As an anarcho-capitalist friend who works there (and who is known to lots of other a-cs in the libertarian community) pointed out, they forgot that housing prices could ever fall, so the only sign in the housing price variable was +. Oops. (He didn't work on their models.)

Greg,

I can't find an email address for you, but I wanted to thank you for pestering the "Curious Capitalist" blogger at Time about reading the Austrians. Shoot me an email if you have a sec.

@Peter;

I have not read Elster's new paper, but Long Term Capital blow up was the result of uncorrelated bonds becoming correlated and moving together. This is a fairly serious problem for any actuarial theory of risk, whether based on probability or some other theory of uncertainty.
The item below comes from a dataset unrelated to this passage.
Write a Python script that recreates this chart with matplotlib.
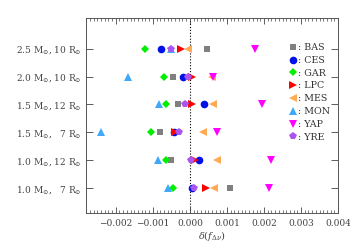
import matplotlib
matplotlib.use("Agg")
import matplotlib.pyplot as plt
from matplotlib.ticker import MultipleLocator

# models, bottom to top
models = [r"1.0 M$_{\odot}$,   7 R$_{\odot}$",
          r"1.0 M$_{\odot}$, 12 R$_{\odot}$",
          r"1.5 M$_{\odot}$,   7 R$_{\odot}$",
          r"1.5 M$_{\odot}$, 12 R$_{\odot}$",
          r"2.0 M$_{\odot}$, 10 R$_{\odot}$",
          r"2.5 M$_{\odot}$, 10 R$_{\odot}$"]

# delta(f_dnu) for each pipeline, same order as models
BAS = [0.00109, -0.00050, -0.00080, -0.00031, -0.00045, 0.00045]
CES = [0.00005, 0.00024, -0.00044, 0.00037, -0.00018, -0.00077]
GAR = [-0.00046, -0.00064, -0.00104, -0.00064, -0.00069, -0.00120]
LPC = [0.00044, 0.00015, -0.00039, 0.00005, 0.00005, -0.00025]
MES = [0.00065, 0.00072, 0.00035, 0.00062, 0.00060, -0.00004]
MON = [-0.00060, -0.00086, -0.00239, -0.00082, -0.00167, -0.00050]
YAP = [0.00214, 0.00219, 0.00074, 0.00195, 0.00062, 0.00175]
YRE = [0.00011, 0.00003, -0.00028, -0.00014, -0.00004, -0.00051]

series = [("BAS", BAS, "s", "#808080"),
          ("CES", CES, "o", "#0010e8"),
          ("GAR", GAR, "D", "#00ee00"),
          ("LPC", LPC, ">", "#ff0000"),
          ("MES", MES, "<", "#ffaa55"),
          ("MON", MON, "^", "#40a8f8"),
          ("YAP", YAP, "v", "#ff00ff"),
          ("YRE", YRE, "p", "#aa55ee")]

plt.rcParams["mathtext.fontset"] = "dejavuserif"
plt.rcParams["font.family"] = "DejaVu Serif"

fig = plt.figure(figsize=(3.5, 2.5), dpi=100)
ax = fig.add_axes([0.246, 0.148, 0.720, 0.780])

ypos = list(range(1, len(models) + 1))
ax.axvline(0, color="black", linestyle=":", linewidth=0.8, zorder=1)

for name, vals, mk, col in series:
    ax.plot(vals, ypos, linestyle="none", marker=mk, color=col,
            markersize=4.5 if mk in ("D", "s") else 5.5, markeredgewidth=0,
            label=": " + name, zorder=3)

ax.set_xlim(-0.0028, 0.004)
ax.set_ylim(0.1, 7.1)
ax.set_yticks(ypos)
ax.set_yticklabels(models)
ax.set_xticks([-0.002, -0.001, 0.0, 0.001, 0.002, 0.003, 0.004])
ax.set_xticklabels(["\u22120.002", "\u22120.001", "0.000", "0.001",
                    "0.002", "0.003", "0.004"])
ax.xaxis.set_minor_locator(MultipleLocator(0.0001))
ax.tick_params(axis="both", which="both", direction="in", top=True,
               right=True, labelsize=6.5, colors="#444444")
ax.tick_params(axis="x", which="major", length=4, width=0.6, pad=4)
ax.tick_params(axis="x", which="minor", length=2, width=0.5)
ax.tick_params(axis="y", which="major", length=5, width=0.6, pad=3)
for sp in ax.spines.values():
    sp.set_color("#555555")
    sp.set_linewidth(0.7)

ax.set_xlabel(r"$\delta(f_{\Delta\nu})$", fontsize=7, color="#444444",
              labelpad=1)

leg = ax.legend(loc="upper right", bbox_to_anchor=(0.99, 0.90),
                frameon=False, fontsize=6.8, handlelength=0.6,
                handletextpad=0.2, labelspacing=0.4, borderaxespad=0.2,
                markerscale=1.0)
for t in leg.get_texts():
    t.set_color("#333333")

fig.savefig("out.png", dpi=100)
I am not sure how much progress on this problem will be made by throwing up ones hands and calling it "unquantifiable".

@Mario;

If you read all of Phelp's op-ed piece, http://online.wsj.com/article/SB120545520548735247.html?mod=opinion_main_commentaries, you see that he constantly switches back on forth between a critique of certain assumptions of the rational choice model and then use some version of rational choice to explain/predict why the Fed cannot maintain low interest rates for very long.

His actual critique of the subprime models was: there was no sufficient past history to model, and the history was changing in any event. But that is no more than to point out that smart people tried to fool themselves about the power of their model - it isn't a radical critique of calculable risk versus some other type of risk.

Has any Austrian written on the Nassim Nicholas Taleb vs. Robert Merton feud?

Taleb is on record stating the the #1 thing he would do if allowed to do anything which might improve the world is to eliminate every every academic economist in the world -- except for the Austrians (Open University lecture, 2008)

Greg,

A good question. Taleb does speak favorably of Hayek. I know that Jeffrey Friedman plans to publish a composium of Taleb's work in Critical Review. Maybe we can try to get an Austrian to contribute a piece?